Purveyor of Bollocks to the Crowned Heads of Europe
Friday, 27 February 2015
Hanging or beheading - you choose
It was a bit sad to see the last episode of 'Wolf Hall' last night, but since it finished on a high with Henry embracing Thomas and showing no sign of wanting to smite his head off, we are probably in for a second series. Having not read the book, I don't know though.
The execution of Anne Boleyn seemed to be truthfully recorded in every detail, right down to her final speech, in which she says that Henry had treated her very well (so far), was a kind and considerate husband and she will not have a bad thing said against him, or words to that effect.
I find it amazing that all those Highwaymen etc. found it in themselves to be so magnanimous and eloquent on the scaffold, just before being killed. Many of them received ovations and took bows before the rope was put round their necks.
One little consideration that Henry showed to Anne at the last was the shipping-over of a French swordsman to do the deed. The Frenchman was renowned for his skill and efficiency, whereas the English headsman at the time seemed to be incapable of removing a head (using block and axe) in one blow, often botching it so badly that it took three or four strokes with the victim moving around and complaining of their discomfort. Nobles - especially Queens - were executed by beheading, which was thought to be a more dignified and less painful death than being hanged. I'm not sure I could choose between the two.

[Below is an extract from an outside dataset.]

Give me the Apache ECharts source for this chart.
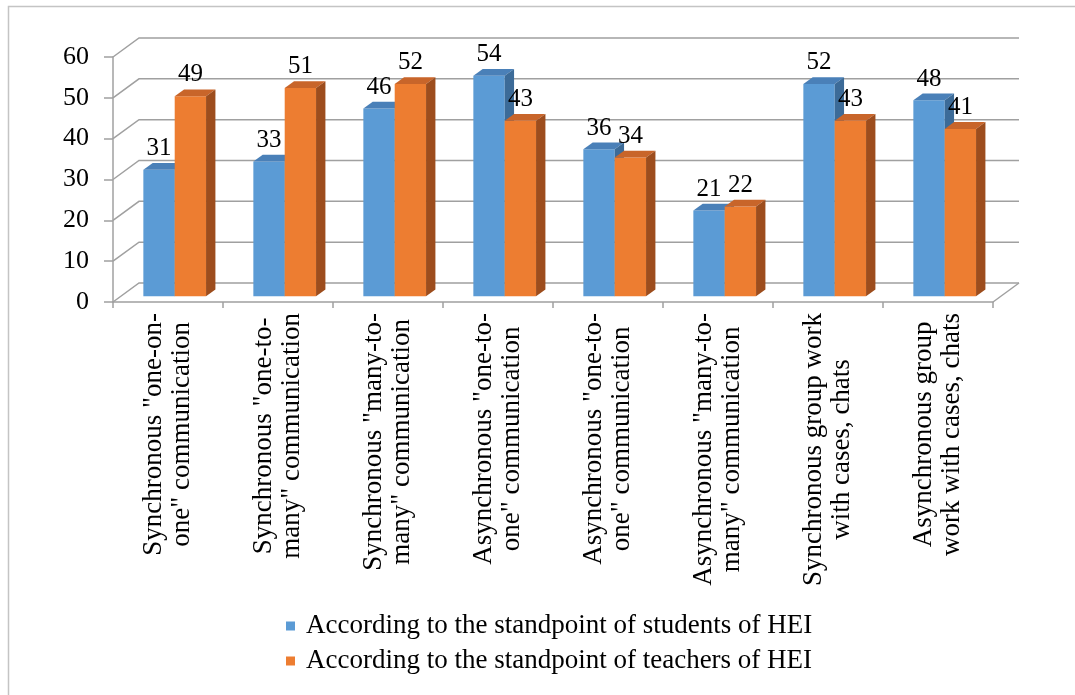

Anne's Frenchman had a few tricks up his sleeve, and the first was to dress as a nobleman witness so as not to scare her unduly with a bare chest and black mask.
Only when her blindfold was put on (by her band of loyal maidservants) did he reach down and extract the sharp sword from under the straw of the scaffold where it had been hidden with her sensitivities in mind.

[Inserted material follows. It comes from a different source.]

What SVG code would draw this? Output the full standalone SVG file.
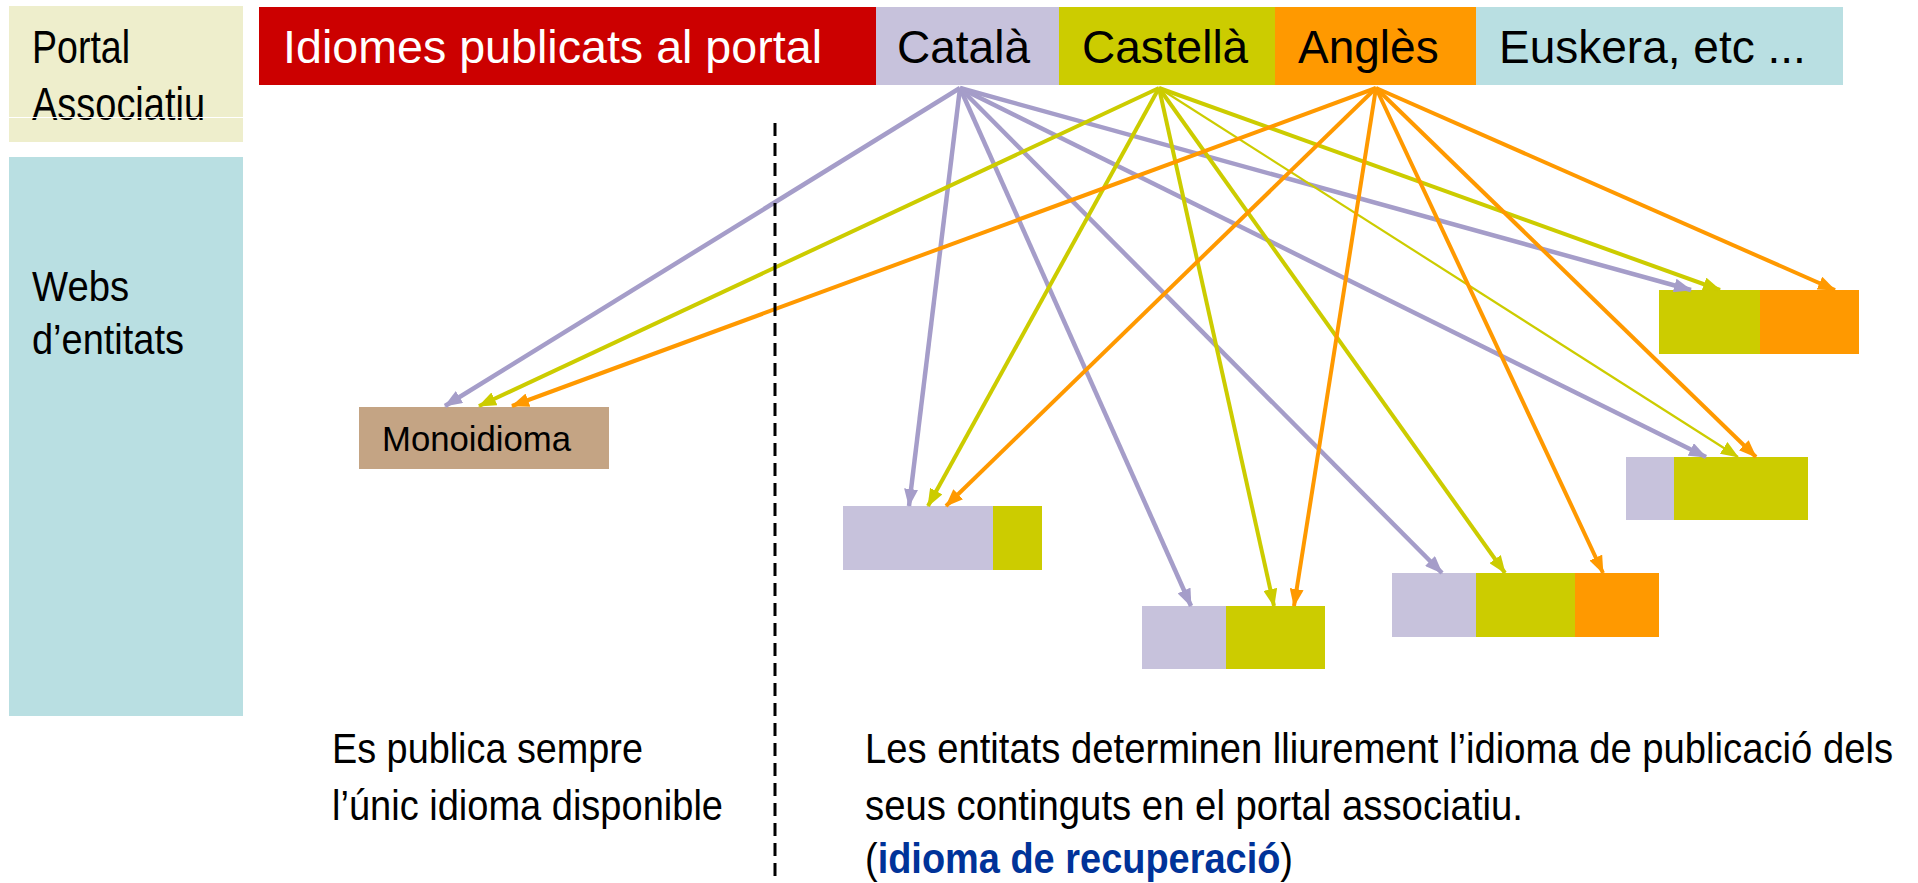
<svg xmlns="http://www.w3.org/2000/svg" width="1918" height="883" viewBox="0 0 1918 883">
<style>
text{font-family:"Liberation Sans",Arial,sans-serif;fill:#000}
.top{font-size:46px}
.side{font-size:46px}
.web{font-size:43px}
.bot{font-size:43px}
.p{stroke:#A59DC9;stroke-width:4.5;fill:none}
.g{stroke:#CCCC00;stroke-width:4;fill:none}
.o{stroke:#FF9900;stroke-width:4;fill:none}
</style>
<defs>
<marker id="ap" viewBox="0 0 18 14" refX="17" refY="7" markerWidth="18" markerHeight="14" markerUnits="userSpaceOnUse" orient="auto"><path d="M0,0 L18,7 L0,14 z" fill="#A59DC9"/></marker>
<marker id="ag" viewBox="0 0 18 14" refX="17" refY="7" markerWidth="18" markerHeight="14" markerUnits="userSpaceOnUse" orient="auto"><path d="M0,0 L18,7 L0,14 z" fill="#CCCC00"/></marker>
<marker id="ao" viewBox="0 0 18 14" refX="17" refY="7" markerWidth="18" markerHeight="14" markerUnits="userSpaceOnUse" orient="auto"><path d="M0,0 L18,7 L0,14 z" fill="#FF9900"/></marker>
</defs>
<rect width="1918" height="883" fill="#fff"/>

<g id="portal-associatiu">
<rect x="9" y="6" width="234" height="136" fill="#EEEECC"/>
<text class="side" x="32" y="63" textLength="98" lengthAdjust="spacingAndGlyphs">Portal</text>
<text class="side" x="32" y="120" textLength="173" lengthAdjust="spacingAndGlyphs">Associatiu</text>
<line x1="9" y1="117.5" x2="243" y2="117.5" stroke="#fff" stroke-width="1"/>
</g>

<g id="webs-entitats">
<rect x="9" y="157" width="234" height="559" fill="#B9DFE2"/>
<text class="web" x="32" y="301" textLength="97" lengthAdjust="spacingAndGlyphs">Webs</text>
<text class="web" x="32" y="354" textLength="152" lengthAdjust="spacingAndGlyphs">d’entitats</text>
</g>

<g id="idiomes">
<rect x="259" y="7" width="617" height="78" fill="#CC0000"/>
<text class="top" x="283" y="63" style="fill:#fff" textLength="539" lengthAdjust="spacingAndGlyphs">Idiomes publicats al portal</text>
</g>
<g id="catala">
<rect x="876" y="7" width="183" height="78" fill="#C7C2DC"/>
<text class="top" x="897" y="63">Català</text>
</g>
<g id="castella">
<rect x="1059" y="7" width="216" height="78" fill="#CCCC00"/>
<text class="top" x="1082" y="63">Castellà</text>
</g>
<g id="angles">
<rect x="1275" y="7" width="201" height="78" fill="#FF9900"/>
<text class="top" x="1298" y="63">Anglès</text>
</g>
<g id="euskera">
<rect x="1476" y="7" width="367" height="78" fill="#B9DFE2"/>
<text class="top" x="1499" y="63">Euskera, etc ...</text>
</g>

<g id="monoidioma">
<rect x="359" y="407" width="250" height="62" fill="#C4A484"/>
<text x="382" y="451" style="font-size:35px" textLength="189" lengthAdjust="spacingAndGlyphs">Monoidioma</text>
</g>

<g id="web-a">
<rect x="843" y="506" width="150" height="64" fill="#C7C2DC"/>
<rect x="993" y="506" width="49" height="64" fill="#CCCC00"/>
</g>
<g id="web-b">
<rect x="1142" y="606" width="84" height="63" fill="#C7C2DC"/>
<rect x="1226" y="606" width="99" height="63" fill="#CCCC00"/>
</g>
<g id="web-c">
<rect x="1392" y="573" width="84" height="64" fill="#C7C2DC"/>
<rect x="1476" y="573" width="99" height="64" fill="#CCCC00"/>
<rect x="1575" y="573" width="84" height="64" fill="#FF9900"/>
</g>
<g id="web-d">
<rect x="1626" y="457" width="48" height="63" fill="#C7C2DC"/>
<rect x="1674" y="457" width="134" height="63" fill="#CCCC00"/>
</g>
<g id="web-e">
<rect x="1659" y="290" width="101" height="64" fill="#CCCC00"/>
<rect x="1760" y="290" width="99" height="64" fill="#FF9900"/>
</g>

<g id="connectors">
<line class="p" x1="960" y1="88" x2="445" y2="406" marker-end="url(#ap)"/>
<line class="p" x1="960" y1="88" x2="909" y2="506" marker-end="url(#ap)"/>
<line class="p" x1="960" y1="88" x2="1191" y2="606" marker-end="url(#ap)"/>
<line class="p" x1="960" y1="88" x2="1442" y2="573" marker-end="url(#ap)"/>
<line class="p" x1="960" y1="88" x2="1706" y2="457" marker-end="url(#ap)"/>
<line class="p" x1="960" y1="88" x2="1691" y2="290" marker-end="url(#ap)"/>

<line class="g" x1="1159" y1="88" x2="479" y2="406" marker-end="url(#ag)"/>
<line class="g" x1="1159" y1="88" x2="928" y2="506" marker-end="url(#ag)"/>
<line class="g" x1="1159" y1="88" x2="1274" y2="606" marker-end="url(#ag)"/>
<line class="g" x1="1159" y1="88" x2="1505" y2="573" marker-end="url(#ag)"/>
<line class="g" x1="1159" y1="88" x2="1738" y2="457" marker-end="url(#ag)" style="stroke-width:2.2"/>
<line class="g" x1="1159" y1="88" x2="1720" y2="290" marker-end="url(#ag)"/>

<line class="o" x1="1376" y1="88" x2="512" y2="406" marker-end="url(#ao)"/>
<line class="o" x1="1376" y1="88" x2="946" y2="506" marker-end="url(#ao)"/>
<line class="o" x1="1376" y1="88" x2="1294" y2="606" marker-end="url(#ao)"/>
<line class="o" x1="1376" y1="88" x2="1603" y2="573" marker-end="url(#ao)"/>
<line class="o" x1="1376" y1="88" x2="1756" y2="457" marker-end="url(#ao)"/>
<line class="o" x1="1376" y1="88" x2="1835" y2="290" marker-end="url(#ao)"/>
</g>

<line x1="775" y1="123" x2="775" y2="883" stroke="#000" stroke-width="3" stroke-dasharray="13 7"/>

<g id="note-left">
<text class="bot" x="332" y="763" textLength="311" lengthAdjust="spacingAndGlyphs">Es publica sempre</text>
<text class="bot" x="332" y="820" textLength="391" lengthAdjust="spacingAndGlyphs">l’únic idioma disponible</text>
</g>
<g id="note-right">
<text class="bot" x="865" y="763" textLength="1028" lengthAdjust="spacingAndGlyphs">Les entitats determinen lliurement l’idioma de publicació dels</text>
<text class="bot" x="865" y="820" textLength="658" lengthAdjust="spacingAndGlyphs">seus continguts en el portal associatiu.</text>
<text class="bot" x="865" y="873" textLength="428" lengthAdjust="spacingAndGlyphs">(<tspan style="fill:#003399;font-weight:bold">idioma de recuperació</tspan>)</text>
</g>
</svg>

He then took up position behind her and waited for her to put her arm down as she fiddled with her hairstyle. Then - and this really was clever - he shouted in a loud voice for someone to 'fetch his sword!'.
At this, she looked up a little and he took off her head before she knew it was about to happen.
The most inept executioner in England around that time was a man called Jack Ketch. Pirates of the Caribbean borrowed that name for their films.
At one execution, Ketch finally managed to remove a head from the victim, and then he bent down to pick it up to show to the crowd by dangling it by the hair. He fumbled and dropped it.
Some wag in the crowd of onlookers shouted out, "Butterfingers!"